Below in pieces is Gov. Christie’s entire single paragraph press release following his second AC Summit on Wednesday, with comments.
“For the people in that room, which-who represented the majority of the stakeholders in this city and the region…” Christie did not release a list of attendees. It is likely there were plenty of politicians, casino owners and some union members. It is unlikely that those most affected – unemployed residents, homeowners, small business owners and providers of food, homeless shelters, medical care, and job retraining – were represented. Christie has frequently referred to the matter as a “casino problem” but not a “people problem.”
“there is a sense of urgency among the people around that table.” If there is such a sense of urgency why were the suggestions for actions to be taken not released Thursday as Christie promised? For a crisis which started in 2005 when casino revenue began its sharp decline, why does Christie nor his administration yet have an action plan?

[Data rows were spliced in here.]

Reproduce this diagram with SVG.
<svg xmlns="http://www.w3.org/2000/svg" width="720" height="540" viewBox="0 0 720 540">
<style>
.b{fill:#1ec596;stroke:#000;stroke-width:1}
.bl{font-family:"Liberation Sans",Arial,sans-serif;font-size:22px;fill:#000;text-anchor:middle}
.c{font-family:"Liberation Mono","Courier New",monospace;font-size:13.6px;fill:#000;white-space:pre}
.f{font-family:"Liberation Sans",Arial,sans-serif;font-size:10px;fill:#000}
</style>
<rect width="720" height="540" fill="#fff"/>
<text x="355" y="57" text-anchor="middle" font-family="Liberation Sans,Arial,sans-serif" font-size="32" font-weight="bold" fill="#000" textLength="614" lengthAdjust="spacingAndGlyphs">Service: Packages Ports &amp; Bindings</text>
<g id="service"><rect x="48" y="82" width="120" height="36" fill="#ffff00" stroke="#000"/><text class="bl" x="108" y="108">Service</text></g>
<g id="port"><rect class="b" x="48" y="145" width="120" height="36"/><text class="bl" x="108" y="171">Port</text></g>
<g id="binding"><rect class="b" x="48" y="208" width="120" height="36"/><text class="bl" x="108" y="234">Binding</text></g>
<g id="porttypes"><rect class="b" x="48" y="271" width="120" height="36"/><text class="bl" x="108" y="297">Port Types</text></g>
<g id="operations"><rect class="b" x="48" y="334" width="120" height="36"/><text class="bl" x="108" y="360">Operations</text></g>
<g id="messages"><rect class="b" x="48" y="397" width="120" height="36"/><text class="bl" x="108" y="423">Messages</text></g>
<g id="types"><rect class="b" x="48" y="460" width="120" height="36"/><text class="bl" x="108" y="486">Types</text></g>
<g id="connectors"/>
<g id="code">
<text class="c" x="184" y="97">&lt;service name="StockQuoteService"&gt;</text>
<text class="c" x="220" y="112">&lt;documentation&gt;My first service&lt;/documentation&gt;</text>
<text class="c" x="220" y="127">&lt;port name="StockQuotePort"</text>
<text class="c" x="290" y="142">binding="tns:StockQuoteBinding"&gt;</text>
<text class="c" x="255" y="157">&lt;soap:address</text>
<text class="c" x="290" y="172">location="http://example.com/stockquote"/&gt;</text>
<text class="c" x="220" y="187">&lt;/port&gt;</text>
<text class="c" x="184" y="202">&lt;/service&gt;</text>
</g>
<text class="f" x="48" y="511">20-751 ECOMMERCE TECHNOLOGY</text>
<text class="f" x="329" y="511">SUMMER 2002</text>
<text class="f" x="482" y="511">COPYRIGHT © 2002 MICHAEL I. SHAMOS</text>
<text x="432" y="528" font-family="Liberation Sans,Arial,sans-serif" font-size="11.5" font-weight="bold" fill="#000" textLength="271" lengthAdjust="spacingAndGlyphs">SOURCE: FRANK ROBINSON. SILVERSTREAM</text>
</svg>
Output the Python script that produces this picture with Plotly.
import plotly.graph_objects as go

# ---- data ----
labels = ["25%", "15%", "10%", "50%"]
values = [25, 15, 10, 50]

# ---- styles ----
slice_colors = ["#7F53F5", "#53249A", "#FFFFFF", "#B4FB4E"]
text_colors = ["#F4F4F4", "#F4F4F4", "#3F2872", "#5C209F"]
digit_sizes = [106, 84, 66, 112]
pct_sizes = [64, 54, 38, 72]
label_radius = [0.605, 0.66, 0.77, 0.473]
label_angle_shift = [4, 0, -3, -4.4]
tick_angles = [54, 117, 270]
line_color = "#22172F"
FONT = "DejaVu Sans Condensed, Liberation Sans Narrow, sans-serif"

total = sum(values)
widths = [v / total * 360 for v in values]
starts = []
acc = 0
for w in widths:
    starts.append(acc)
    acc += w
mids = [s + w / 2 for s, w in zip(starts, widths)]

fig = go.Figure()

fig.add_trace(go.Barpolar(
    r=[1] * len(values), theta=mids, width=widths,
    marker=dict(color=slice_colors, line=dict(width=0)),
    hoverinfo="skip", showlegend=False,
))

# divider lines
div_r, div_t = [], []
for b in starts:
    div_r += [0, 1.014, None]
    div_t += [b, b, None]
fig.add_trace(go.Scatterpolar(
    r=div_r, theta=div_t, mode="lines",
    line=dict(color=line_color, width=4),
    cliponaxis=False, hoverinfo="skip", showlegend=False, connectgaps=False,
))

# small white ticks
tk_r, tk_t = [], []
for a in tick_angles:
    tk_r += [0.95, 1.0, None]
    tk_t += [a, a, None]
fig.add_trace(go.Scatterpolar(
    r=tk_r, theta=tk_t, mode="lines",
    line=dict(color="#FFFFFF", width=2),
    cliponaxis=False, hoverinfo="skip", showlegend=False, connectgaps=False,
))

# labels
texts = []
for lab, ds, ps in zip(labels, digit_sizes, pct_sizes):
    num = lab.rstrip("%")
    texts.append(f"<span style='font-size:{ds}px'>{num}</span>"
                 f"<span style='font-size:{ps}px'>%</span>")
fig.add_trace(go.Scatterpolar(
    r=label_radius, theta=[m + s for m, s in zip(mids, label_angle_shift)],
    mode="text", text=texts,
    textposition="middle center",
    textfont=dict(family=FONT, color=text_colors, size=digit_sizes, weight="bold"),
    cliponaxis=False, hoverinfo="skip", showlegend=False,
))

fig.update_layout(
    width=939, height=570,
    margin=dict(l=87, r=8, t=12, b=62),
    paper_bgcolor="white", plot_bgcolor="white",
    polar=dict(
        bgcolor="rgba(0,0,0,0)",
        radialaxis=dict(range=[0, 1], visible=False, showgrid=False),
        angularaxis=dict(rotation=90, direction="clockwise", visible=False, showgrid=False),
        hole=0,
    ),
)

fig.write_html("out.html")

“There is no one-I shouldn’t say no one, but there’s very few that want to look at playing the blame game and rationalize what’s happened here.” He himself plays the “blame game” when he becomes self-righteous about United Airlines’ business decision that continuing service to AC’s airport is not financially viable. By suggesting at his press conference that he may seek a state-appointed emergency manager, he is pointing blame at Mayor Guardian and City Hall. Casino Revenue Fund Taxes and Fees paid in FY2005 were $474 million and in 2014 were $221 million – hardly Guardian’s or City Hall’s fault.
“Everybody understands that the situation is grave.” He said this back in August when he called for the first A C Summit to be held on September 8 and then kicked decisions down the road to the second summit. Now he says decisions will be reached within the next two months. In the meantime in September, the largest over-the-year U. S. decrease in employment occurred in the Atlantic City Area.

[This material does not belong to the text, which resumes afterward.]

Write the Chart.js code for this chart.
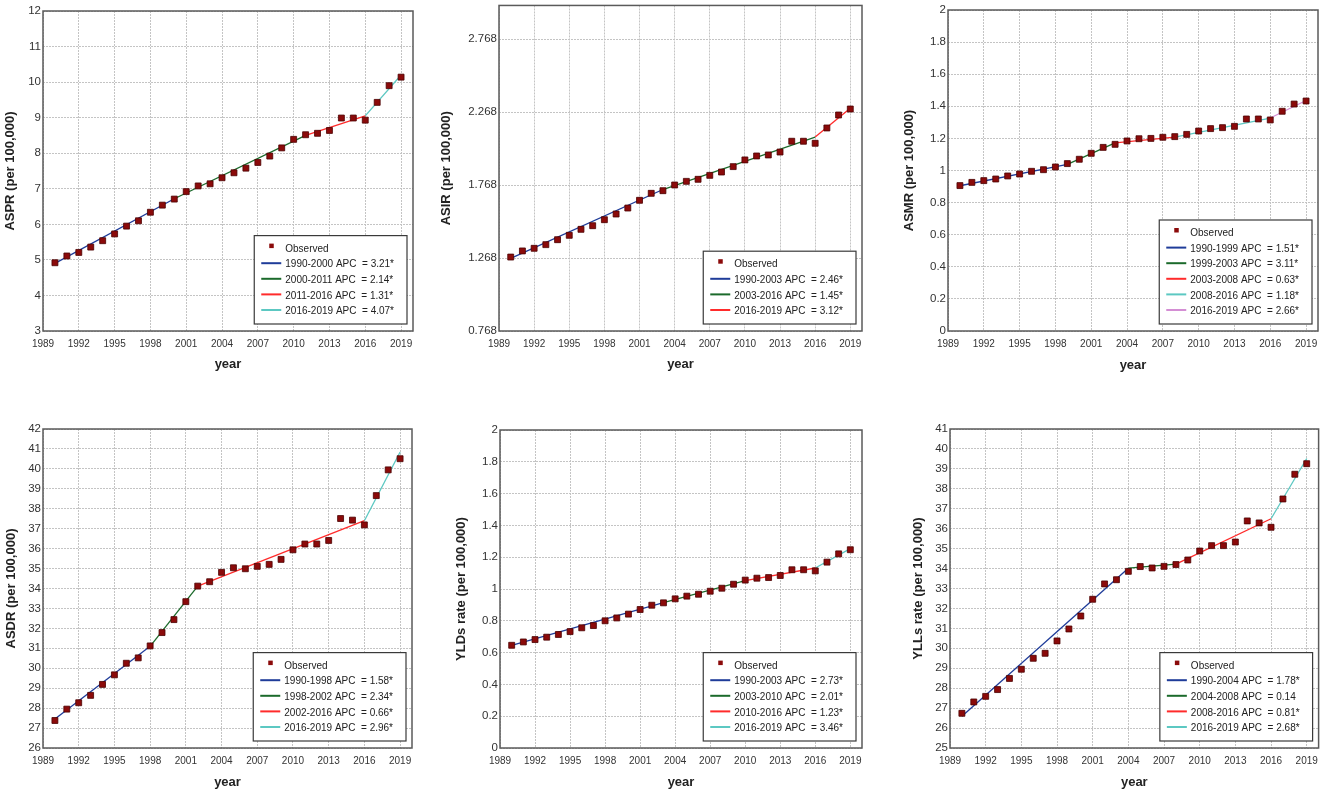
<!DOCTYPE html>
<html lang="en">
<head>
<meta charset="UTF-8">
<title>Joinpoint trends 1990-2019</title>
<style>
  html, body { margin: 0; padding: 0; background: #fff; }
  body { width: 1325px; height: 793px; position: relative; overflow: hidden; }
  canvas { position: absolute; }
</style>
</head>
<body>
<canvas id="aspr"></canvas>
<canvas id="asir"></canvas>
<canvas id="asmr"></canvas>
<canvas id="asdr"></canvas>
<canvas id="ylds"></canvas>
<canvas id="ylls"></canvas>

<script src="https://cdn.jsdelivr.net/npm/chart.js"></script>
<script>
// --- data ---
const years = [1990, 1991, 1992, 1993, 1994, 1995, 1996, 1997, 1998, 1999,
               2000, 2001, 2002, 2003, 2004, 2005, 2006, 2007, 2008, 2009,
               2010, 2011, 2012, 2013, 2014, 2015, 2016, 2017, 2018, 2019];
const xTicks = [1989, 1992, 1995, 1998, 2001, 2004, 2007, 2010, 2013, 2016, 2019];

// ASPR
const aspr = [4.92, 5.11, 5.21, 5.36, 5.54, 5.73, 5.95, 6.10, 6.34, 6.54,
              6.71, 6.92, 7.08, 7.14, 7.31, 7.45, 7.58, 7.74, 7.92, 8.15,
              8.39, 8.52, 8.56, 8.64, 8.99, 8.99, 8.93, 9.43, 9.90, 10.14];
const asprJoinYears = [1990, 2000, 2011, 2016, 2019];
const asprJoinValues = [4.90, 6.72, 8.50, 9.05, 10.20];
const asprApc = ['3.21*', '2.14*', '1.31*', '4.07*'];
const asprTicks = [3, 4, 5, 6, 7, 8, 9, 10, 11, 12];

// ASIR
const asir = [1.275, 1.317, 1.335, 1.360, 1.394, 1.424, 1.465, 1.490, 1.531, 1.570,
              1.611, 1.664, 1.712, 1.730, 1.769, 1.794, 1.808, 1.835, 1.858, 1.895,
              1.941, 1.968, 1.975, 1.995, 2.069, 2.069, 2.055, 2.160, 2.249, 2.290];
const asirJoinYears = [1990, 2003, 2016, 2019];
const asirJoinValues = [1.266, 1.738, 2.098, 2.296];
const asirApc = ['2.46*', '1.45*', '3.12*'];
const asirTicks = [0.768, 1.268, 1.768, 2.268, 2.768];

// ASMR
const asmr = [0.906, 0.926, 0.937, 0.947, 0.966, 0.978, 0.995, 1.005, 1.022, 1.043,
              1.070, 1.107, 1.144, 1.163, 1.184, 1.198, 1.200, 1.207, 1.211, 1.225,
              1.246, 1.261, 1.267, 1.275, 1.321, 1.321, 1.315, 1.369, 1.414, 1.433];
const asmrJoinYears = [1990, 1999, 2003, 2008, 2016, 2019];
const asmrJoinValues = [0.905, 1.038, 1.172, 1.208, 1.327, 1.436];
const asmrApc = ['1.51*', '3.11*', '0.63*', '1.18*', '2.66*'];

// ASDR
const asdr = [27.38, 27.95, 28.27, 28.64, 29.19, 29.67, 30.25, 30.52, 31.12, 31.79,
              32.44, 33.34, 34.12, 34.34, 34.81, 35.04, 34.99, 35.11, 35.21, 35.46,
              35.94, 36.23, 36.23, 36.41, 37.51, 37.43, 37.19, 38.66, 39.95, 40.51];
const asdrJoinYears = [1990, 1998, 2002, 2016, 2019];
const asdrJoinValues = [27.45, 31.10, 34.12, 37.40, 40.85];
const asdrApc = ['1.58*', '2.34*', '0.66*', '2.96*'];
const asdrTicks = [26, 27, 28, 29, 30, 31, 32, 33, 34, 35, 36, 37, 38, 39, 40, 41, 42];

// YLDs rate
const ylds = [0.646, 0.667, 0.682, 0.697, 0.714, 0.732, 0.756, 0.770, 0.800, 0.818,
              0.842, 0.871, 0.898, 0.913, 0.938, 0.955, 0.967, 0.986, 1.005, 1.030,
              1.056, 1.068, 1.072, 1.085, 1.121, 1.121, 1.114, 1.169, 1.221, 1.247];
const yldsJoinYears = [1990, 2003, 2010, 2016, 2019];
const yldsJoinValues = [0.645, 0.915, 1.052, 1.132, 1.254];
const yldsApc = ['2.73*', '2.01*', '1.23*', '3.46*'];

// YLLs rate
const ylls = [26.74, 27.31, 27.59, 27.93, 28.49, 28.95, 29.50, 29.75, 30.37, 30.97,
              31.62, 32.46, 33.23, 33.44, 33.86, 34.10, 34.03, 34.11, 34.20, 34.43,
              34.88, 35.15, 35.15, 35.33, 36.39, 36.29, 36.07, 37.49, 38.73, 39.26];
const yllsJoinYears = [1990, 2004, 2008, 2016, 2019];
const yllsJoinValues = [26.59, 34.02, 34.22, 36.50, 39.52];
const yllsApc = ['1.78*', '0.14', '0.81*', '2.68*'];
const yllsTicks = [25, 26, 27, 28, 29, 30, 31, 32, 33, 34, 35, 36, 37, 38, 39, 40, 41];

const rateTicks = [0, 0.2, 0.4, 0.6, 0.8, 1, 1.2, 1.4, 1.6, 1.8, 2];

// --- look ---
const segColors = ['#1f3c99', '#1b6a2b', '#ff2b2b', '#5cc8c2', '#d48ed4'];
const markerColor = '#8b0a0a';
const sans = '"Liberation Sans", Arial, sans-serif';

// frame around the plot area
const frame = {
    id: 'frame',
    afterDatasetsDraw(chart) {
        const a = chart.chartArea, ctx = chart.ctx;
        ctx.save();
        ctx.strokeStyle = '#5a5a5a';
        ctx.lineWidth = 1.5;
        ctx.strokeRect(a.left, a.top, a.right - a.left, a.bottom - a.top);
        ctx.restore();
    }
};

// boxed legend, bottom right inside the plot (text squeezed a little, like the original)
const boxLegend = {
    id: 'boxLegend',
    afterDraw(chart, args, opts) {
        const a = chart.chartArea, ctx = chart.ctx;
        const rows = opts.rows || [];
        const sx = 0.87;
        ctx.save();
        ctx.font = '11.5px ' + sans;
        let tw = 0;
        rows.forEach(r => { tw = Math.max(tw, ctx.measureText(r.label).width * sx); });
        const w = 31 + tw + 13;
        const h = 26 + (rows.length - 1) * 15.6;
        const x = a.right - 6 - w;
        const y = a.bottom - 7 - h;
        ctx.fillStyle = '#ffffff';
        ctx.fillRect(x, y, w, h);
        ctx.strokeStyle = '#3a3a3a';
        ctx.lineWidth = 1.2;
        ctx.strokeRect(x, y, w, h);
        rows.forEach((r, i) => {
            const cy = y + 12 + i * 15.6;
            if (r.marker) {
                ctx.fillStyle = markerColor;
                ctx.fillRect(x + 15, cy - 4, 4.5, 4.5);
            } else {
                ctx.strokeStyle = r.color;
                ctx.lineWidth = 2;
                ctx.beginPath();
                ctx.moveTo(x + 7, cy);
                ctx.lineTo(x + 27, cy);
                ctx.stroke();
            }
            ctx.save();
            ctx.translate(x + 31, cy + 1);
            ctx.scale(sx, 1);
            ctx.fillStyle = '#222';
            ctx.textBaseline = 'middle';
            ctx.fillText(r.label, 0, 0);
            ctx.restore();
        });
        ctx.restore();
    }
};

// canvas rect, plot rect, centre of y title, centre of "year"
const panels = [
    { id: 'aspr', title: 'ASPR (per 100,000)', values: aspr, jy: asprJoinYears, jv: asprJoinValues, apc: asprApc,
      ticks: asprTicks, min: 3, max: 12,
      box: { x: 0, y: 0, w: 440, h: 385 }, plot: { l: 43, t: 11, r: 413, b: 331 }, tx: 10.5, yy: 364 },
    { id: 'asir', title: 'ASIR (per 100,000)', values: asir, jy: asirJoinYears, jv: asirJoinValues, apc: asirApc,
      ticks: asirTicks, min: 0.768, max: 3.0,
      box: { x: 440, y: 0, w: 440, h: 385 }, plot: { l: 499, t: 5, r: 862, b: 331 }, tx: 446, yy: 364 },
    { id: 'asmr', title: 'ASMR (per 100,000)', values: asmr, jy: asmrJoinYears, jv: asmrJoinValues, apc: asmrApc,
      ticks: rateTicks, min: 0, max: 2,
      box: { x: 880, y: 0, w: 445, h: 385 }, plot: { l: 948, t: 10, r: 1318, b: 331 }, tx: 909, yy: 365 },
    { id: 'asdr', title: 'ASDR (per 100,000)', values: asdr, jy: asdrJoinYears, jv: asdrJoinValues, apc: asdrApc,
      ticks: asdrTicks, min: 26, max: 42,
      box: { x: 0, y: 393, w: 440, h: 400 }, plot: { l: 43, t: 429, r: 412, b: 748 }, tx: 11.5, yy: 782 },
    { id: 'ylds', title: 'YLDs rate (per 100,000)', values: ylds, jy: yldsJoinYears, jv: yldsJoinValues, apc: yldsApc,
      ticks: rateTicks, min: 0, max: 2,
      box: { x: 440, y: 393, w: 440, h: 400 }, plot: { l: 500, t: 430, r: 862, b: 748 }, tx: 461, yy: 782 },
    { id: 'ylls', title: 'YLLs rate (per 100,000)', values: ylls, jy: yllsJoinYears, jv: yllsJoinValues, apc: yllsApc,
      ticks: yllsTicks, min: 25, max: 41,
      box: { x: 880, y: 393, w: 445, h: 400 }, plot: { l: 950, t: 429, r: 1320, b: 748 }, tx: 918, yy: 782 }
];

const titleFont = { family: sans, size: 13, weight: 'bold', lineHeight: 1.2 };
const halfLine = 13 * 1.2 / 2;

panels.forEach(p => {
    const cv = document.getElementById(p.id);
    cv.width = p.box.w;
    cv.height = p.box.h;
    cv.style.left = p.box.x + 'px';
    cv.style.top = p.box.y + 'px';

    const padLeft = p.tx - p.box.x - halfLine;
    const yWidth = p.plot.l - p.box.x - padLeft;
    const padTop = p.plot.t - p.box.y;
    const padRight = p.box.x + p.box.w - p.plot.r;
    const xBottom = p.yy + halfLine + 2;
    const xHeight = xBottom - p.plot.b;
    const padBottom = p.box.y + p.box.h - xBottom;

    const datasets = [{
        label: 'Observed',
        data: years.map((yr, i) => ({ x: yr, y: p.values[i] })),
        showLine: false,
        pointStyle: 'rect',
        pointRadius: 4.2,
        backgroundColor: markerColor,
        borderColor: '#4a0000',
        borderWidth: 0.8
    }];
    const rows = [{ label: 'Observed', marker: true }];
    for (let s = 0; s < p.jy.length - 1; s++) {
        datasets.push({
            label: p.jy[s] + '-' + p.jy[s + 1],
            data: [{ x: p.jy[s], y: p.jv[s] }, { x: p.jy[s + 1], y: p.jv[s + 1] }],
            showLine: true,
            pointRadius: 0,
            borderColor: segColors[s],
            borderWidth: 1.3
        });
        rows.push({ label: p.jy[s] + '-' + p.jy[s + 1] + ' APC  = ' + p.apc[s], color: segColors[s] });
    }

    new Chart(cv, {
        type: 'scatter',
        data: { datasets: datasets },
        options: {
            responsive: false,
            animation: false,
            events: [],
            layout: { padding: { left: padLeft, top: padTop, right: padRight, bottom: padBottom } },
            scales: {
                x: {
                    type: 'linear',
                    min: 1989,
                    max: 2020,
                    afterBuildTicks: s => { s.ticks = xTicks.map(v => ({ value: v })); },
                    afterFit: s => { s.height = xHeight; },
                    grid: { color: '#c4c4c4', drawTicks: false, lineWidth: 1 },
                    border: { display: false, dash: [2, 1] },
                    ticks: {
                        autoSkip: false,
                        maxRotation: 0,
                        padding: 7,
                        color: '#333',
                        font: { family: sans, size: 10 },
                        callback: v => String(v)
                    },
                    title: { display: true, text: 'year', color: '#222', font: titleFont, padding: { top: 0, bottom: 2 } }
                },
                y: {
                    min: p.min,
                    max: p.max,
                    afterBuildTicks: s => { s.ticks = p.ticks.map(v => ({ value: v })); },
                    afterFit: s => { s.width = yWidth; },
                    grid: { color: '#c4c4c4', drawTicks: false, lineWidth: 1 },
                    border: { display: false, dash: [2, 1] },
                    ticks: {
                        autoSkip: false,
                        padding: 2,
                        color: '#333',
                        font: { family: sans, size: 11.5, lineHeight: 0.6 },
                        callback: v => String(v)
                    },
                    title: { display: true, text: p.title, color: '#222', font: titleFont, padding: { top: 0, bottom: 0 } }
                }
            },
            plugins: {
                legend: { display: false },
                tooltip: { enabled: false },
                boxLegend: { rows: rows }
            }
        },
        plugins: [frame, boxLegend]
    });
});
</script>
</body>
</html>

“and with rare exception everybody is committed to not looking backwards but looking forwards and what we need to do.” With four casinos closing this year, and maybe a fifth (Taj Mahal) by the end of the year, looking backwards only reveals that Christie’s 2010 action plan was and continues to be unsuccessful. Total Gaming Wins from the industry after casinos started closing reflect continuing decreases in September and October in comparison with the same 2013 months.
Senate President Sweeney and others have proffered recommendations, but AC continues sinking with an absent, slow-moving and indecisive captain. The few casinos remaining after this crisis may do OK but how about the people? When will the captain get off the deck chairs and propose a plan to strengthen AC’s economy?